AF: How did winning Writers of the Future affect your writing career? 

SK: There was definitely a flurry of activity right after the win: interviews on TV, podcasts, and online media, in particular, come to mind. Plus, we got to do several large book signings. And it put me on the radar of a few editors, for sure. But the most long-lasting thing from WOTF has been the friends and connections I made there, and even after. 

 

Some of the judges, like Tim Powers, Kevin J Anderson, and Sean Williams—people whose work I had grown up reading!—are now friends. I’ve even had Sean contribute to an anthology I edited. Likewise, the friends I made in my cohort, including Aliette de Bodard and Tony Pi, continue to be great colleagues and collaborators. Plus, there’s a bit of a club of WOTF winners throughout the F&SF writer community. If someone is a past winner, you always have a point of connection with them and something to chat about at conventions. It’s great fun to trade stories about the judges or compare your experience from the workshop week.

 

AF: What advice do you have for writers beginning their creative journey? What would you tell yourself if you could go back to the first year you started submitting stories?

SK: Run your own race. Writer friends and acquaintances might have success faster than you. Don’t get discouraged. Keep working on your own craft. Persistence is the key to longevity in the field. Some people make a huge splash and then sort of flame out and disappear. But if you stick with it consistently and persistently, eventually, you will find success.

 

If I could go back and give myself some advice? Make sure you do at least a little creative writing every day, even when (or especially when) life tries to derail you. Writing is a lot like exercise. If you stop, it’s much harder to start again and maintain your gains. 

 

The big thing that I’ve learned is that I don’t respond well to specific word count goals for the day. If I don’t meet those goals, I tend to feel discouraged and beat myself up. Instead, control the one thing you can control: time. Agree with yourself to sit down and try to write for a certain number of minutes a day. Maybe that’s half an hour. Maybe an hour. Maybe three hours on a weekend. But focus on being present as a writer in that time, getting the butt-in-chair, and not getting distracted. The deal is you have to sit there for the allotted time. You don’t have to write, but you can’t do anything else. The words will come, eventually. 

 

But don’t stress about how many words exactly you end up getting (or not getting) during each session. They will add up over time until you have a completed story.

 

You’ll have good days where the words flow, and bad days where it’s pulling teeth. But you know what? When the story is done, you’re not going to be able to tell which words happened on the good days or which ones were from the bad days.  

 

The other thing is that huge blocks of time are too unstructured and nebulous to me. If I have six hours to write, I get nothing done. But if I limit myself to just 30 minutes, I always want to keep writing once my timer goes off. If I have time, I may let myself. But sometimes, I’ll walk away, still desperate to keep going. Walking away leaves the mental pump primed for the next session, whether later the same day or the next day. Sometimes, at least for me, you have to trick yourself to get the work done.

 

AF: What’s in the future for Stephen Kotowych?
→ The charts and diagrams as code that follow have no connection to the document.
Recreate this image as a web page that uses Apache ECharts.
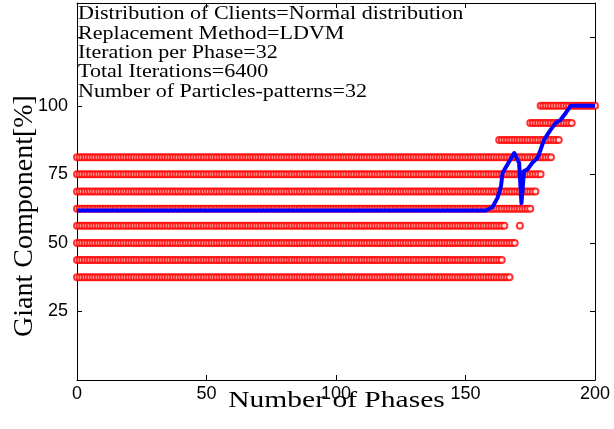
<!DOCTYPE html>
<html>
<head>
<meta charset="utf-8">
<script src="https://cdn.jsdelivr.net/npm/echarts@6/dist/echarts.min.js"></script>
<style>
html,body{margin:0;padding:0;background:#fff;}
#chart{width:614px;height:429px;}
</style>
</head>
<body>
<div id="chart"></div>
<script>
// ---- data ----
const infoLines = [
  'Distribution of Clients=Normal distribution',
  'Replacement Method=LDVM',
  'Iteration per Phase=32',
  'Total Iterations=6400',
  'Number of Particles-patterns=32'
];
const xTicks = [0, 50, 100, 150, 200];
const yTicks = [25, 50, 75, 100];

// giant-component levels of the red markers (per particle) and the phase runs where they appear
const levels = [37.5, 43.75, 50, 56.25, 62.5, 68.75, 75, 81.25, 87.5, 93.75, 100];
const levelRuns = [
  [[0, 167]],
  [[0, 164]],
  [[0, 169]],
  [[0, 165], [171, 171]],
  [[0, 175]],
  [[0, 177]],
  [[0, 179]],
  [[0, 183]],
  [[163, 186]],
  [[175, 191]],
  [[179, 200]]
];

// mean giant component (blue line)
const meanPhase = [0, 157.8, 160.4, 162.4, 163.7, 164.3, 166.2, 168.8, 170.7, 171.6, 172.6, 173.9, 175.8, 177.8, 179, 180.3, 182.9, 184.8, 186.8, 188.7, 190.6, 200];
const meanValue = [61.8, 61.8, 63, 66.5, 70.7, 75.5, 78.6, 82.8, 79.2, 64.5, 76.2, 76.8, 79.2, 81, 84, 87.6, 91.3, 93.7, 95, 97.4, 100, 100];

// ---- build series data ----
const particlePoints = [];
levels.forEach(function (lv, i) {
  levelRuns[i].forEach(function (run) {
    for (let p = run[0]; p <= run[1]; p++) particlePoints.push([p, lv]);
  });
});
const meanPoints = meanPhase.map(function (p, i) { return [p, meanValue[i]]; });

const chart = echarts.init(document.getElementById('chart'), null, {renderer: 'canvas'});
const tickStyle = {show: true, inside: true, length: 5, lineStyle: {color: '#000', width: 1}};
const axLine = {show: true, onZero: false, lineStyle: {color: '#000', width: 1}};
const serif = '"Liberation Serif", "Times New Roman", serif';
const sans = '"Liberation Sans", Arial, sans-serif';

const graphics = infoLines.map(function (t, i) {
  return {
    type: 'text', x: 78, y: 14.3 + i * 19.4, scaleX: 1.16, originX: 0, z: 100,
    style: {text: t, fontFamily: serif, fontSize: 19, fill: '#000', textAlign: 'left', textVerticalAlign: 'middle'}
  };
});
graphics.push({
  type: 'text', x: 336.5, y: 400.8, scaleX: 1.23, z: 100,
  style: {text: 'Number of Phases', fontFamily: serif, fontSize: 24, fill: '#000', textAlign: 'center', textVerticalAlign: 'middle'}
});
graphics.push({
  type: 'text', x: 24.6, y: 216, rotation: Math.PI / 2, z: 100,
  style: {text: 'Giant Component[%]', fontFamily: serif, fontSize: 28, fill: '#000', textAlign: 'center', textVerticalAlign: 'middle'}
});

chart.setOption({
  animation: false,
  backgroundColor: '#fff',
  grid: {left: 77, right: 19, top: 3, bottom: 49, containLabel: false},
  xAxis: [{
    type: 'value', min: 0, max: 200, interval: 50, position: 'bottom',
    axisLine: axLine, axisTick: tickStyle, splitLine: {show: false},
    axisLabel: {show: true, margin: 5, color: '#000', fontFamily: sans, fontSize: 18}
  }, {
    type: 'value', min: 0, max: 200, interval: 50, position: 'top',
    axisLine: axLine, axisTick: tickStyle, splitLine: {show: false},
    axisLabel: {show: false}
  }],
  yAxis: [{
    type: 'value', min: 0, max: 137.5, interval: 25, position: 'left',
    axisLine: axLine, axisTick: tickStyle, splitLine: {show: false},
    axisLabel: {show: true, margin: 9, color: '#000', fontFamily: sans, fontSize: 18,
      formatter: function (v) { return yTicks.indexOf(v) >= 0 ? String(v) : ''; }}
  }, {
    type: 'value', min: 0, max: 137.5, interval: 25, position: 'right',
    axisLine: axLine, axisTick: tickStyle, splitLine: {show: false},
    axisLabel: {show: false}
  }],
  graphic: graphics,
  series: [{
    type: 'scatter', name: 'particles', data: particlePoints,
    symbol: 'emptyCircle', symbolSize: 6, clip: false,
    itemStyle: {color: '#ff0000', borderColor: '#ff0000', borderWidth: 1.2},
    xAxisIndex: 0, yAxisIndex: 0, z: 2
  }, {
    type: 'line', name: 'mean', data: meanPoints, showSymbol: false, symbol: 'none', clip: false,
    lineStyle: {color: '#0000ff', width: 4, join: 'round'},
    xAxisIndex: 0, yAxisIndex: 0, z: 3
  }]
});
</script>
</body>
</html>
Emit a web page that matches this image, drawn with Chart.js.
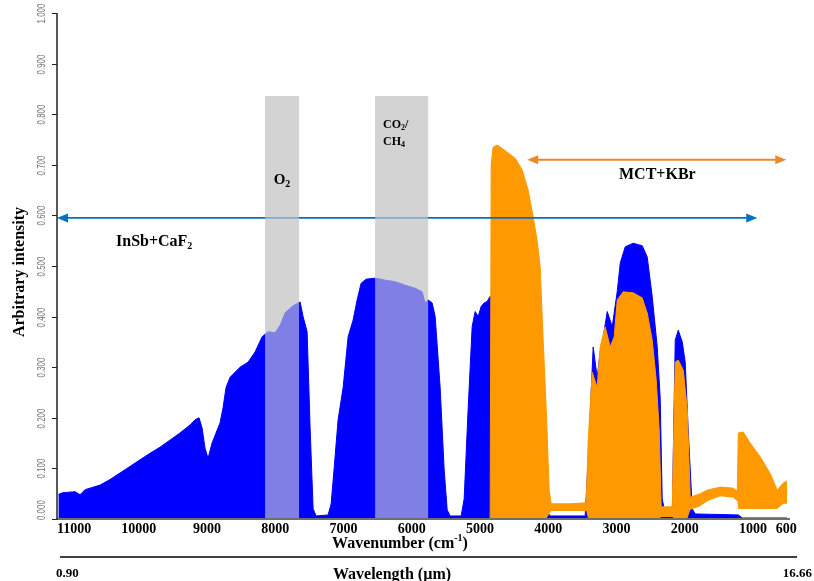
<!DOCTYPE html>
<html>
<head>
<meta charset="utf-8">
<script src="https://cdn.jsdelivr.net/npm/chart.js@4.4.1/dist/chart.umd.min.js"></script>
<style>
  html, body { margin: 0; padding: 0; background: #ffffff; }
  #wrap { width: 814px; height: 581px; }
</style>
</head>
<body>
<div id="wrap"><canvas id="c" width="814" height="581"></canvas></div>
<script>
// InSb + CaF2 detector spectrum (upper envelope), wavenumber in cm-1
const blueWn = [11180,11156,11112,10936,10863,10789,10569,10423,10276,10130,9983,9836,9690,9543,9397,9250,9177,9118,9074,9030,8986,8927,8869,8810,8766,8722,8663,8517,8399,8297,8194,8106,8003,7928,7857,7754,7637,7593,7534,7490,7446,7402,7226,7182,7138,7080,7006,6933,6860,6801,6742,6669,6537,6391,6244,6097,5951,5848,5804,5760,5701,5657,5584,5525,5481,5437,5276,5232,5173,5115,5071,5027,4983,4939,4895,4851,4778,4704,4631,4558,4484,4411,4338,4265,4191,4118,4045,3971,3458,3414,3341,3282,3238,3194,3135,3062,2988,2944,2871,2754,2622,2549,2476,2402,2359,2329,2285,2182,2138,2094,2035,1992,1948,1889,1845,1214,1156,500];
const blueVal = [0.048,0.050,0.052,0.054,0.048,0.058,0.067,0.078,0.091,0.104,0.117,0.130,0.142,0.156,0.170,0.186,0.196,0.200,0.180,0.140,0.120,0.150,0.170,0.190,0.220,0.260,0.280,0.300,0.310,0.330,0.360,0.370,0.368,0.383,0.407,0.420,0.429,0.400,0.370,0.180,0.020,0.006,0.008,0.030,0.100,0.196,0.260,0.360,0.393,0.433,0.466,0.474,0.476,0.472,0.469,0.462,0.456,0.449,0.427,0.433,0.427,0.400,0.260,0.097,0.018,0.006,0.006,0.040,0.220,0.380,0.410,0.400,0.420,0.427,0.430,0.440,0.440,0.440,0.420,0.380,0.360,0.340,0.300,0.240,0.150,0.060,0.020,0.006,0.006,0.120,0.340,0.280,0.330,0.360,0.410,0.380,0.450,0.506,0.538,0.545,0.540,0.518,0.440,0.340,0.240,0.040,0.008,0.008,0.354,0.373,0.350,0.310,0.176,0.020,0.010,0.008,0.002,0.002];

// MCT + KBr detector spectrum: upper and lower envelope
const orangeWn = [4851,4836,4807,4748,4704,4602,4484,4382,4294,4220,4162,4118,4074,4030,3986,3956,3678,3443,3414,3355,3282,3238,3165,3091,3033,2988,2900,2754,2622,2549,2476,2417,2373,2344,2182,2138,2094,2020,1962,1918,1772,1670,1479,1288,1229,1214,1141,1039,893,746,643,555,500];
const orangeHi = [0,0.700,0.735,0.739,0.735,0.725,0.713,0.690,0.650,0.597,0.550,0.498,0.354,0.220,0.057,0.030,0.030,0.032,0.156,0.290,0.260,0.340,0.380,0.340,0.360,0.433,0.449,0.447,0.437,0.407,0.354,0.275,0.176,0.024,0.024,0.310,0.314,0.294,0.215,0.043,0.050,0.057,0.063,0.061,0.055,0.170,0.172,0.150,0.123,0.090,0.057,0.071,0.075];
const orangeLo = [0,0,0,0,0,0,0,0,0,0,0,0,0,0,0.010,0.016,0.016,0.016,0,0,0,0,0,0,0,0,0,0,0,0,0,0,0,0.004,0.004,0,0,0,0,0.018,0.025,0.035,0.045,0.042,0.035,0.020,0.020,0.020,0.020,0.020,0.020,0.030,0.030];

// Axis ticks
const xTicks = [11000,10000,9000,8000,7000,6000,5000,4000,3000,2000,1000,600];
const yTicks = [0,0.1,0.2,0.3,0.4,0.5,0.6,0.7,0.8,0.9,1.0];

// Shaded absorption bands (cm-1)
const bandFrom = [8150, 6537];
const bandTo   = [7652, 5760];
const bandTop  = [0.836, 0.836];

// Detector ranges (cm-1) and arrow heights
const insbRange = [11200, 936];
const insbLevel = 0.595;
const mctRange = [4308, 511];
const mctLevel = 0.71;

const SERIF = '"Liberation Serif", "Times New Roman", serif';
const SANS = '"Liberation Sans", Arial, sans-serif';

function pts(xs, ys) { return xs.map((x, i) => ({ x: x, y: ys[i] })); }

// draws a run of text pieces (for sub/superscripts)
function textRun(ctx, parts, x, y, align) {
  const widths = parts.map(p => { ctx.font = p.font; return ctx.measureText(p.t).width; });
  const total = widths.reduce((a, b) => a + b, 0);
  let cx = align === 'center' ? x - total / 2 : x;
  ctx.textAlign = 'left';
  ctx.textBaseline = 'alphabetic';
  parts.forEach((p, i) => {
    ctx.font = p.font;
    ctx.fillText(p.t, cx, y + (p.dy || 0));
    cx += widths[i];
  });
}

function arrow(ctx, x1, x2, y, color) {
  const h = 11, w = 4.5;
  ctx.save();
  ctx.strokeStyle = color;
  ctx.fillStyle = color;
  ctx.lineWidth = 1.8;
  ctx.beginPath();
  ctx.moveTo(x1 + h - 2, y);
  ctx.lineTo(x2 - h + 2, y);
  ctx.stroke();
  ctx.beginPath();
  ctx.moveTo(x1, y); ctx.lineTo(x1 + h, y - w); ctx.lineTo(x1 + h, y + w); ctx.closePath(); ctx.fill();
  ctx.beginPath();
  ctx.moveTo(x2, y); ctx.lineTo(x2 - h, y - w); ctx.lineTo(x2 - h, y + w); ctx.closePath(); ctx.fill();
  ctx.restore();
}

function drawBands(chart, fill) {
  const ctx = chart.ctx, xs = chart.scales.x, ys = chart.scales.y;
  ctx.save();
  ctx.fillStyle = fill;
  for (let i = 0; i < bandFrom.length; i++) {
    const a = xs.getPixelForValue(bandFrom[i]);
    const b = xs.getPixelForValue(bandTo[i]);
    const t = ys.getPixelForValue(bandTop[i]);
    const bot = ys.getPixelForValue(0);
    ctx.fillRect(a, t, b - a, bot - t);
  }
  ctx.restore();
}

const decor = {
  id: 'decor',
  beforeDatasetsDraw(chart) {
    drawBands(chart, 'rgb(211,211,211)');
  },
  afterDatasetsDraw(chart) {
    const ctx = chart.ctx, xs = chart.scales.x, ys = chart.scales.y;
    arrow(ctx, xs.getPixelForValue(insbRange[0]), xs.getPixelForValue(insbRange[1]), ys.getPixelForValue(insbLevel), '#0070c0');
    arrow(ctx, xs.getPixelForValue(mctRange[0]), xs.getPixelForValue(mctRange[1]), ys.getPixelForValue(mctLevel), '#e8892e');
    drawBands(chart, 'rgba(211,211,211,0.6)');
  },
  afterDraw(chart) {
    const ctx = chart.ctx, xs = chart.scales.x, ys = chart.scales.y;
    const area = chart.chartArea;
    ctx.save();

    // axis lines
    ctx.strokeStyle = '#6e6e6e';
    ctx.lineWidth = 2;
    ctx.beginPath();
    ctx.moveTo(area.left, area.bottom);
    ctx.lineTo(area.right + 3, area.bottom);
    ctx.stroke();
    ctx.strokeStyle = '#222222';
    ctx.lineWidth = 1.5;
    ctx.beginPath();
    ctx.moveTo(area.left, area.top);
    ctx.lineTo(area.left, area.bottom + 1);
    ctx.stroke();

    // y ticks and rotated, condensed labels
    ctx.lineWidth = 1;
    ctx.font = '11px ' + SANS;
    ctx.fillStyle = '#707070';
    yTicks.forEach(v => {
      const py = Math.round(ys.getPixelForValue(v)) + 0.5;
      ctx.beginPath();
      ctx.moveTo(area.left - 5, py);
      ctx.lineTo(area.left, py);
      ctx.stroke();
      const lab = v.toFixed(3);
      const w = ctx.measureText(lab).width * 0.72;
      const cy = Math.min(py, area.bottom - w / 2 + 1);
      ctx.save();
      ctx.translate(42, cy);
      ctx.rotate(-Math.PI / 2);
      ctx.scale(0.72, 1);
      ctx.textAlign = 'center';
      ctx.textBaseline = 'middle';
      ctx.fillText(lab, 0, 0);
      ctx.restore();
    });

    // x tick labels
    ctx.fillStyle = '#000000';
    ctx.font = 'bold 14px ' + SERIF;
    ctx.textBaseline = 'alphabetic';
    xTicks.forEach(v => {
      const px = xs.getPixelForValue(v);
      const lab = String(v);
      const w = ctx.measureText(lab).width;
      let cx = Math.max(px, area.left + w / 2);
      if (v === xTicks[xTicks.length - 1]) cx = px + 6;
      ctx.textAlign = 'center';
      ctx.fillText(lab, cx, 533);
    });

    // axis titles
    textRun(ctx, [
      { t: 'Wavenumber (cm', font: 'bold 16px ' + SERIF },
      { t: '-1', font: 'bold 10px ' + SERIF, dy: -7 },
      { t: ')', font: 'bold 16px ' + SERIF }
    ], 400, 548, 'center');

    ctx.strokeStyle = '#000000';
    ctx.lineWidth = 1.5;
    ctx.beginPath();
    ctx.moveTo(60, 557);
    ctx.lineTo(797, 557);
    ctx.stroke();

    ctx.font = 'bold 13px ' + SERIF;
    ctx.textAlign = 'left';
    ctx.fillText('0.90', 56, 577);
    ctx.textAlign = 'right';
    ctx.fillText('16.66', 812, 577);
    textRun(ctx, [{ t: 'Wavelength (µm)', font: 'bold 16px ' + SERIF }], 392, 579, 'center');

    ctx.save();
    ctx.translate(24, 272);
    ctx.rotate(-Math.PI / 2);
    ctx.font = 'bold 16px ' + SERIF;
    ctx.textAlign = 'center';
    ctx.fillText('Arbitrary intensity', 0, 0);
    ctx.restore();

    // band and detector annotations
    textRun(ctx, [
      { t: 'O', font: 'bold 15px ' + SERIF },
      { t: '2', font: 'bold 10px ' + SERIF, dy: 3 }
    ], 282, 184, 'center');
    textRun(ctx, [
      { t: 'CO', font: 'bold 12px ' + SERIF },
      { t: '2', font: 'bold 8px ' + SERIF, dy: 2 },
      { t: '/', font: 'bold 12px ' + SERIF }
    ], 383, 128, 'left');
    textRun(ctx, [
      { t: 'CH', font: 'bold 12px ' + SERIF },
      { t: '4', font: 'bold 8px ' + SERIF, dy: 2 }
    ], 383, 145, 'left');
    textRun(ctx, [
      { t: 'InSb+CaF', font: 'bold 16px ' + SERIF },
      { t: '2', font: 'bold 10px ' + SERIF, dy: 3 }
    ], 116, 246, 'left');
    textRun(ctx, [{ t: 'MCT+KBr', font: 'bold 16px ' + SERIF }], 619, 179, 'left');

    ctx.restore();
  }
};

new Chart(document.getElementById('c'), {
  type: 'line',
  data: {
    datasets: [
      {
        label: 'InSb+CaF2',
        data: pts(blueWn, blueVal),
        borderColor: '#0000ff',
        backgroundColor: '#0000ff',
        borderWidth: 1,
        fill: 'origin',
        pointRadius: 0,
        tension: 0,
        order: 3
      },
      {
        label: 'MCT+KBr low',
        data: pts(orangeWn, orangeLo),
        borderColor: '#ff9900',
        borderWidth: 0,
        fill: false,
        pointRadius: 0,
        tension: 0,
        order: 2
      },
      {
        label: 'MCT+KBr',
        data: pts(orangeWn, orangeHi),
        borderColor: '#ff9900',
        backgroundColor: '#ff9900',
        borderWidth: 1,
        fill: 1,
        pointRadius: 0,
        tension: 0,
        order: 1
      }
    ]
  },
  options: {
    responsive: false,
    animation: false,
    devicePixelRatio: 1,
    layout: { padding: { left: 57, right: 27, top: 13, bottom: 62 } },
    scales: {
      x: { type: 'linear', reverse: true, min: 500, max: 11200, display: false },
      y: { type: 'linear', min: 0, max: 1, display: false }
    },
    plugins: {
      legend: { display: false },
      tooltip: { enabled: false }
    }
  },
  plugins: [decor]
});
</script>
</body>
</html>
SK: Too many things! I’m looking forward to wrapping up this Kickstarter at the end of the month, and I’m excited to see where we end up and what stretch goals we can unlock. The book will be out to backers in the early fall of this year. Then it will be available in bookstores and online retailers in time for the Christmas shopping season.

 

As for my fiction, I have 8 or 10 new short stories I plan to write by the year’s end. I also have plans for a second collection of my short fiction that will gather up everything published since I did my first one. I also need to get back to my podcast, Tesla: The Life and Times, about the life and achievements of inventor Nikola Tesla.

 

And I would like the Year’s Best Canadian Fantasy and Science Fiction to be an annual series, so I’ll be reading for Volume Two over the rest of this year. People should watch for a Kickstarter for that volume around this time next year.